### Problem statement
Output each line of the material exactly as it stands.

### Supplied material
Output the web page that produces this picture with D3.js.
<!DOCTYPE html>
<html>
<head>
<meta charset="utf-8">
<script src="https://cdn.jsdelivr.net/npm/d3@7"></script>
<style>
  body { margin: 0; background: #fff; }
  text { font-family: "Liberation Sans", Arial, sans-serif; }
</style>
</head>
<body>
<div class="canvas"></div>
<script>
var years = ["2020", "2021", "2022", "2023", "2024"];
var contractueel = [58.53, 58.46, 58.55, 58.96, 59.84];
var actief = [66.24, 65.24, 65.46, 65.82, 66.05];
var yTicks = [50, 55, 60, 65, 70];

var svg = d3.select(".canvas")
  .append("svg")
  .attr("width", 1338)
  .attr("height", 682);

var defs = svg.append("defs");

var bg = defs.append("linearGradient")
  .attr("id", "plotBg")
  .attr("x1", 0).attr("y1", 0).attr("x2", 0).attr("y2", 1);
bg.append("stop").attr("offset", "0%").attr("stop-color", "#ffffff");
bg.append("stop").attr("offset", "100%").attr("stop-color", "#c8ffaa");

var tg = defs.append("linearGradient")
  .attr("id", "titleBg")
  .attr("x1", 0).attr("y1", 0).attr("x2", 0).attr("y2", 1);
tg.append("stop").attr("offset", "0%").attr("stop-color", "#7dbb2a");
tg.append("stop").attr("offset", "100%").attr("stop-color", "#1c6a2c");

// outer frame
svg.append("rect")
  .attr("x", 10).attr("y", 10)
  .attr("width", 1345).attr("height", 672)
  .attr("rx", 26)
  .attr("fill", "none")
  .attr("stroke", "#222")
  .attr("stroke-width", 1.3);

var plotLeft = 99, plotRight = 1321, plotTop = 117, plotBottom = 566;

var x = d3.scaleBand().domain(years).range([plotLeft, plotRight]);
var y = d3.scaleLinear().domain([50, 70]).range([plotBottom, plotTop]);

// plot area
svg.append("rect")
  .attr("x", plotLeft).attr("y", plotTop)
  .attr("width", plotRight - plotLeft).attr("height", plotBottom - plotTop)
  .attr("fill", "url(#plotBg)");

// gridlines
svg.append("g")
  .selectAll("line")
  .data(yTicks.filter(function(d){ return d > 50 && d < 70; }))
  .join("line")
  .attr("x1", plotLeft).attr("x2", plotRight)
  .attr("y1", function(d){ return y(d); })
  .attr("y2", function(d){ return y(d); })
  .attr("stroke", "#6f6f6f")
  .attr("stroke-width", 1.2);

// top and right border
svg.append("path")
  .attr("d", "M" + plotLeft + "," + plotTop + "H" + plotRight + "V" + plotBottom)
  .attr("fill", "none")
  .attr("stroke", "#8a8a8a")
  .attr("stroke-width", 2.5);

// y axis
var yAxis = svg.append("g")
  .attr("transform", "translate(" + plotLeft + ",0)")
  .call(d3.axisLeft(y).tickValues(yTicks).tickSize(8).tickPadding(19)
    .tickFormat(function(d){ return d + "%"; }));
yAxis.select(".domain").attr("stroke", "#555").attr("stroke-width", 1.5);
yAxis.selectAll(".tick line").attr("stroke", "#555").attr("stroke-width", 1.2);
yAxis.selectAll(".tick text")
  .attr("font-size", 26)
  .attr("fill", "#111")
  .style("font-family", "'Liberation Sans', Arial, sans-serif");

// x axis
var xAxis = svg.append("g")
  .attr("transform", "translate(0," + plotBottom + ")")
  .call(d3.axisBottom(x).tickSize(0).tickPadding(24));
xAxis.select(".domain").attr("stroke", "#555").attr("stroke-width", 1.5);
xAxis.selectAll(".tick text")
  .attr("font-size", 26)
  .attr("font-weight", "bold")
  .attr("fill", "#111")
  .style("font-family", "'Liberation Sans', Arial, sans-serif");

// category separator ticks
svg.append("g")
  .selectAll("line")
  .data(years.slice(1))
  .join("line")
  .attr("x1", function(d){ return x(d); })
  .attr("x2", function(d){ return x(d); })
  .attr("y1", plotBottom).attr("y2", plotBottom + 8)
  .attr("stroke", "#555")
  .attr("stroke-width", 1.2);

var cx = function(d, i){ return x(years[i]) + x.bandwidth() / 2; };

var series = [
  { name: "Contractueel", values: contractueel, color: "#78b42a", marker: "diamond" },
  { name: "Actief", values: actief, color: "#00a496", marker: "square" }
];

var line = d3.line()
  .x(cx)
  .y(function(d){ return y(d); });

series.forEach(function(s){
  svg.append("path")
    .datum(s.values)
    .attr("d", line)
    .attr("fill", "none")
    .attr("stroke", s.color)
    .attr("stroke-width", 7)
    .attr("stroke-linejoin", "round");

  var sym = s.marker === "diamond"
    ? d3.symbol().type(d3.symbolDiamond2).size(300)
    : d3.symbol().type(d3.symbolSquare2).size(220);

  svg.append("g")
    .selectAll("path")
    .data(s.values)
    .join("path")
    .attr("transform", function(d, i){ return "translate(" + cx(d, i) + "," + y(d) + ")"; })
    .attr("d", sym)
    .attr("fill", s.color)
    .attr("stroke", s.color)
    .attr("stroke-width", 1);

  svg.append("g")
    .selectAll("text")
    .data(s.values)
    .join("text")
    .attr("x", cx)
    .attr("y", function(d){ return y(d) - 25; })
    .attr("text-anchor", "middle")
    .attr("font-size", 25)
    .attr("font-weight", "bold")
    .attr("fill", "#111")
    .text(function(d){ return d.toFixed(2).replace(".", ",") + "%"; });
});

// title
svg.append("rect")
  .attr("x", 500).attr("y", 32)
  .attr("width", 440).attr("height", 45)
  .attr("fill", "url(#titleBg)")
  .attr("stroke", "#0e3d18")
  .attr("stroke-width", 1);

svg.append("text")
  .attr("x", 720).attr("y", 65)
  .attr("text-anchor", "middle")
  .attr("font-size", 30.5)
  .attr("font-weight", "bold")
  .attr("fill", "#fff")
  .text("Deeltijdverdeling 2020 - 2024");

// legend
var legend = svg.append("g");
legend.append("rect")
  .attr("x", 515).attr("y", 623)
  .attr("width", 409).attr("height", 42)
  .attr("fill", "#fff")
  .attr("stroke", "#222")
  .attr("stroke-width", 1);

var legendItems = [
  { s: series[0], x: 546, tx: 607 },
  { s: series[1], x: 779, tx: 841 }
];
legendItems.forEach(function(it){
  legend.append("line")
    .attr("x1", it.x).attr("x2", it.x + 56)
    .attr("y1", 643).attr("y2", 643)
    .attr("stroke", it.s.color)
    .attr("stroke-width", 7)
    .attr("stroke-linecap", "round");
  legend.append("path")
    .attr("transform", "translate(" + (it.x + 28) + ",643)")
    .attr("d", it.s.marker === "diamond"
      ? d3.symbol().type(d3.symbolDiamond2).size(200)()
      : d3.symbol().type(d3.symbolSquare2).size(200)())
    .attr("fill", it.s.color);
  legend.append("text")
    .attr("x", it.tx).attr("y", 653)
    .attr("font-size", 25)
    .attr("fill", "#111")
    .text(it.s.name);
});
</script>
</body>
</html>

### Solution to this task
Output the web page that produces this picture with D3.js.
<!DOCTYPE html>
<html>
<head>
<meta charset="utf-8">
<script src="https://cdn.jsdelivr.net/npm/d3@7"></script>
<style>
  body { margin: 0; background: #fff; }
  text { font-family: "Liberation Sans", Arial, sans-serif; }
</style>
</head>
<body>
<div class="canvas"></div>
<script>
var years = ["2020", "2021", "2022", "2023", "2024"];
var contractueel = [58.53, 58.46, 58.55, 58.96, 59.84];
var actief = [66.24, 65.24, 65.46, 65.82, 66.05];
var yTicks = [50, 55, 60, 65, 70];

var svg = d3.select(".canvas")
  .append("svg")
  .attr("width", 1338)
  .attr("height", 682);

var defs = svg.append("defs");

var bg = defs.append("linearGradient")
  .attr("id", "plotBg")
  .attr("x1", 0).attr("y1", 0).attr("x2", 0).attr("y2", 1);
bg.append("stop").attr("offset", "0%").attr("stop-color", "#ffffff");
bg.append("stop").attr("offset", "100%").attr("stop-color", "#c8ffaa");

var tg = defs.append("linearGradient")
  .attr("id", "titleBg")
  .attr("x1", 0).attr("y1", 0).attr("x2", 0).attr("y2", 1);
tg.append("stop").attr("offset", "0%").attr("stop-color", "#7dbb2a");
tg.append("stop").attr("offset", "100%").attr("stop-color", "#1c6a2c");

// outer frame
svg.append("rect")
  .attr("x", 10).attr("y", 10)
  .attr("width", 1345).attr("height", 672)
  .attr("rx", 26)
  .attr("fill", "none")
  .attr("stroke", "#222")
  .attr("stroke-width", 1.3);

var plotLeft = 99, plotRight = 1321, plotTop = 117, plotBottom = 566;

var x = d3.scaleBand().domain(years).range([plotLeft, plotRight]);
var y = d3.scaleLinear().domain([50, 70]).range([plotBottom, plotTop]);

// plot area
svg.append("rect")
  .attr("x", plotLeft).attr("y", plotTop)
  .attr("width", plotRight - plotLeft).attr("height", plotBottom - plotTop)
  .attr("fill", "url(#plotBg)");

// gridlines
svg.append("g")
  .selectAll("line")
  .data(yTicks.filter(function(d){ return d > 50 && d < 70; }))
  .join("line")
  .attr("x1", plotLeft).attr("x2", plotRight)
  .attr("y1", function(d){ return y(d); })
  .attr("y2", function(d){ return y(d); })
  .attr("stroke", "#6f6f6f")
  .attr("stroke-width", 1.2);

// top and right border
svg.append("path")
  .attr("d", "M" + plotLeft + "," + plotTop + "H" + plotRight + "V" + plotBottom)
  .attr("fill", "none")
  .attr("stroke", "#8a8a8a")
  .attr("stroke-width", 2.5);

// y axis
var yAxis = svg.append("g")
  .attr("transform", "translate(" + plotLeft + ",0)")
  .call(d3.axisLeft(y).tickValues(yTicks).tickSize(8).tickPadding(19)
    .tickFormat(function(d){ return d + "%"; }));
yAxis.select(".domain").attr("stroke", "#555").attr("stroke-width", 1.5);
yAxis.selectAll(".tick line").attr("stroke", "#555").attr("stroke-width", 1.2);
yAxis.selectAll(".tick text")
  .attr("font-size", 26)
  .attr("fill", "#111")
  .style("font-family", "'Liberation Sans', Arial, sans-serif");

// x axis
var xAxis = svg.append("g")
  .attr("transform", "translate(0," + plotBottom + ")")
  .call(d3.axisBottom(x).tickSize(0).tickPadding(24));
xAxis.select(".domain").attr("stroke", "#555").attr("stroke-width", 1.5);
xAxis.selectAll(".tick text")
  .attr("font-size", 26)
  .attr("font-weight", "bold")
  .attr("fill", "#111")
  .style("font-family", "'Liberation Sans', Arial, sans-serif");

// category separator ticks
svg.append("g")
  .selectAll("line")
  .data(years.slice(1))
  .join("line")
  .attr("x1", function(d){ return x(d); })
  .attr("x2", function(d){ return x(d); })
  .attr("y1", plotBottom).attr("y2", plotBottom + 8)
  .attr("stroke", "#555")
  .attr("stroke-width", 1.2);

var cx = function(d, i){ return x(years[i]) + x.bandwidth() / 2; };

var series = [
  { name: "Contractueel", values: contractueel, color: "#78b42a", marker: "diamond" },
  { name: "Actief", values: actief, color: "#00a496", marker: "square" }
];

var line = d3.line()
  .x(cx)
  .y(function(d){ return y(d); });

series.forEach(function(s){
  svg.append("path")
    .datum(s.values)
    .attr("d", line)
    .attr("fill", "none")
    .attr("stroke", s.color)
    .attr("stroke-width", 7)
    .attr("stroke-linejoin", "round");

  var sym = s.marker === "diamond"
    ? d3.symbol().type(d3.symbolDiamond2).size(300)
    : d3.symbol().type(d3.symbolSquare2).size(220);

  svg.append("g")
    .selectAll("path")
    .data(s.values)
    .join("path")
    .attr("transform", function(d, i){ return "translate(" + cx(d, i) + "," + y(d) + ")"; })
    .attr("d", sym)
    .attr("fill", s.color)
    .attr("stroke", s.color)
    .attr("stroke-width", 1);

  svg.append("g")
    .selectAll("text")
    .data(s.values)
    .join("text")
    .attr("x", cx)
    .attr("y", function(d){ return y(d) - 25; })
    .attr("text-anchor", "middle")
    .attr("font-size", 25)
    .attr("font-weight", "bold")
    .attr("fill", "#111")
    .text(function(d){ return d.toFixed(2).replace(".", ",") + "%"; });
});

// title
svg.append("rect")
  .attr("x", 500).attr("y", 32)
  .attr("width", 440).attr("height", 45)
  .attr("fill", "url(#titleBg)")
  .attr("stroke", "#0e3d18")
  .attr("stroke-width", 1);

svg.append("text")
  .attr("x", 720).attr("y", 65)
  .attr("text-anchor", "middle")
  .attr("font-size", 30.5)
  .attr("font-weight", "bold")
  .attr("fill", "#fff")
  .text("Deeltijdverdeling 2020 - 2024");

// legend
var legend = svg.append("g");
legend.append("rect")
  .attr("x", 515).attr("y", 623)
  .attr("width", 409).attr("height", 42)
  .attr("fill", "#fff")
  .attr("stroke", "#222")
  .attr("stroke-width", 1);

var legendItems = [
  { s: series[0], x: 546, tx: 607 },
  { s: series[1], x: 779, tx: 841 }
];
legendItems.forEach(function(it){
  legend.append("line")
    .attr("x1", it.x).attr("x2", it.x + 56)
    .attr("y1", 643).attr("y2", 643)
    .attr("stroke", it.s.color)
    .attr("stroke-width", 7)
    .attr("stroke-linecap", "round");
  legend.append("path")
    .attr("transform", "translate(" + (it.x + 28) + ",643)")
    .attr("d", it.s.marker === "diamond"
      ? d3.symbol().type(d3.symbolDiamond2).size(200)()
      : d3.symbol().type(d3.symbolSquare2).size(200)())
    .attr("fill", it.s.color);
  legend.append("text")
    .attr("x", it.tx).attr("y", 653)
    .attr("font-size", 25)
    .attr("fill", "#111")
    .text(it.s.name);
});
</script>
</body>
</html>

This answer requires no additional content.